Will anything other than web requests be affected?
What are the risks?
What are the recommended next steps?

Due date: January 31st, 2024

Details

Due Date
Jan 31 2024, 5:00 AM

Event Timeline

VirginiaPoundstone set Due Date to Jan 31 2024, 5:00 AM.

For the record, had a chat about this work with @Milimetric. I'll spend some time tomorrow getting up to speed with the details of T351117.

xcollazo set the point value for this task to 3.Jan 10 2024, 12:43 PM

How will our pipelines and downstream data products be affect by T351117: Move analytics log from Varnish to HAProxy?
In theory, T351117 will switch the logging infrastructure in a way that is transparent to downstream consumers. Thus, in theory, all we'd need would be to switch our webrequest pipelines to start consuming from the proposed new table names discussed in T314956: [Event Platform] Declare webrequest as an Event Platform stream.

Will anything other than web requests be affected?
Yes. In T314956, @Ottomata proposed to also convert the webrequests to proper EventPlatform streams, with well defined schemas. This proposal should have little effect on downstream pipelines though.

What are the risks?
Logs generated by HAProxy may not be equal to those generated by Varnish - Although T351117 aims for backward compatibility, bugs happen and the new logs may have incorrect syntax and/or subtle differences. To mitigate this, we should properly test and vet the newly created log streams. This has been considered in T351117, and the current idea is to write to both the old and new mechanism at the same time for a significant peroid of time (months) so that we can catch these bugs.

The newly generated HAProxy 'sequence numbers' may not be semantically equal to those provided by Varnish - Although HAProxy can provide sequence numbers just like Varnish does, @Milimetric points out on T351117#9400450 that their semantics may not be equal. We depend on these numbers to do calculations to assess whether we have had data loss events. To mitigate this we will have to study, compare and contrast HAProxy's sequence number generation with that of Varnish.

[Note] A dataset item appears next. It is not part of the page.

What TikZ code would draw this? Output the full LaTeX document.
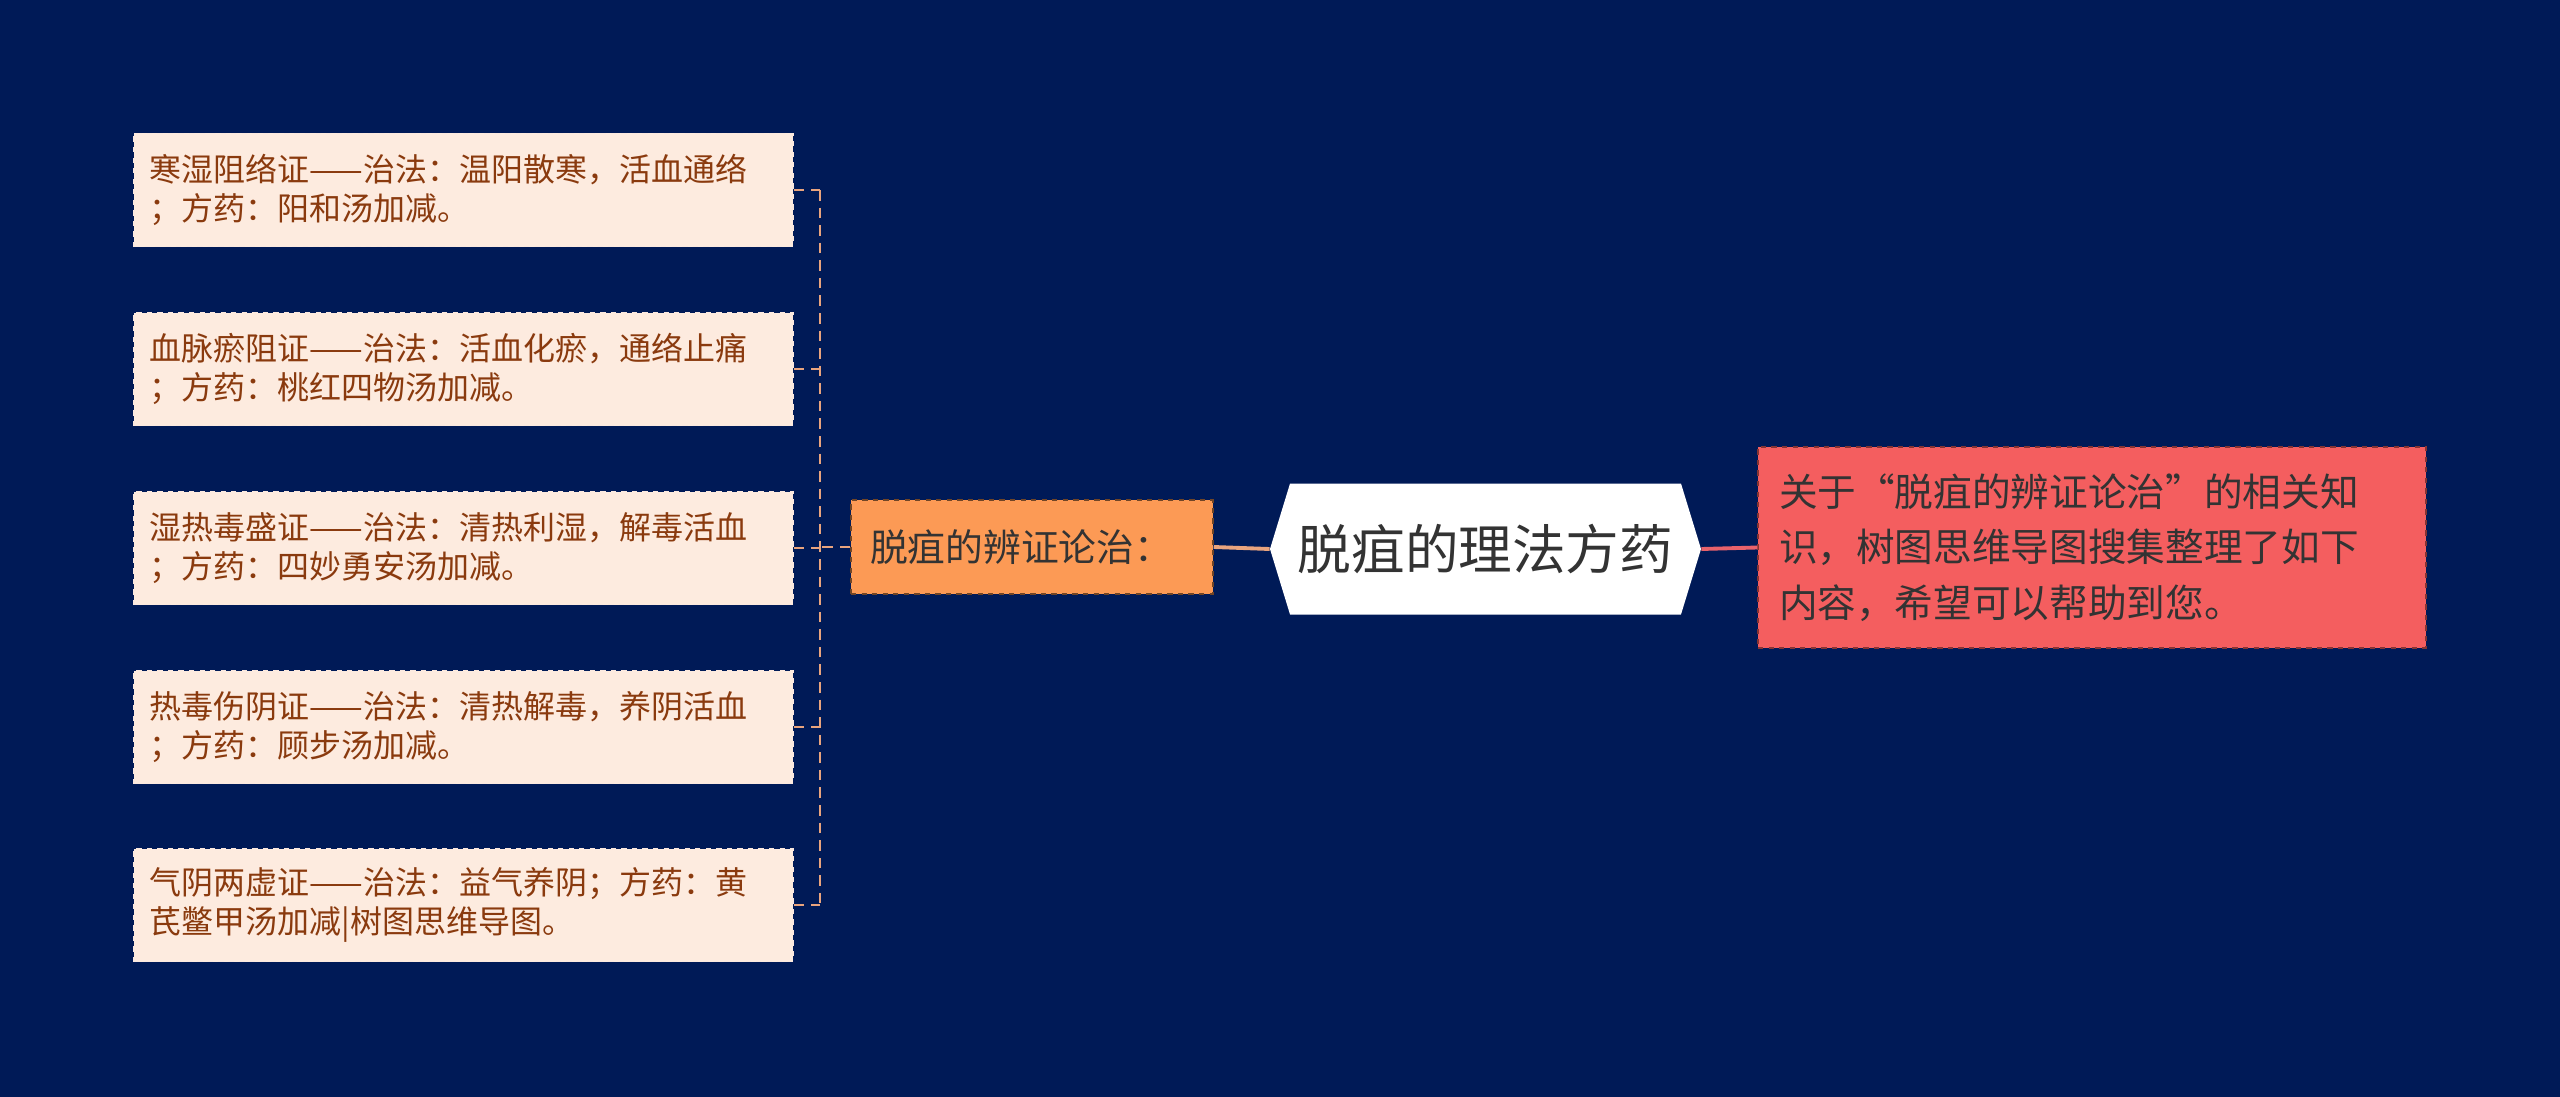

This study is not blocked by the implementation of T351117, we can do it separately, and in parallel. I've started that conversation on T351117#9456139.

What are the recommended next steps?

  1. Proactively monitor developments and decisions regarding T351117.
  2. Whenever there is a first implementation of T351117 available to test, we should prioritize testing it right away.

all we'd need would be to switch our webrequest pipelines to start consuming from the proposed new table names discussed in T314956: [Event Platform] Declare webrequest as an Event Platform stream.

As part of the migration, we could begin writing to the same wmf.webrequest table. We don't have to though. Whatever you folks think is best! In T314956 I'm suggesting to name the new Event Platform stream webrequest.frontend. We could refine this to wmf.webrequest_frontend (or whatever) if you like.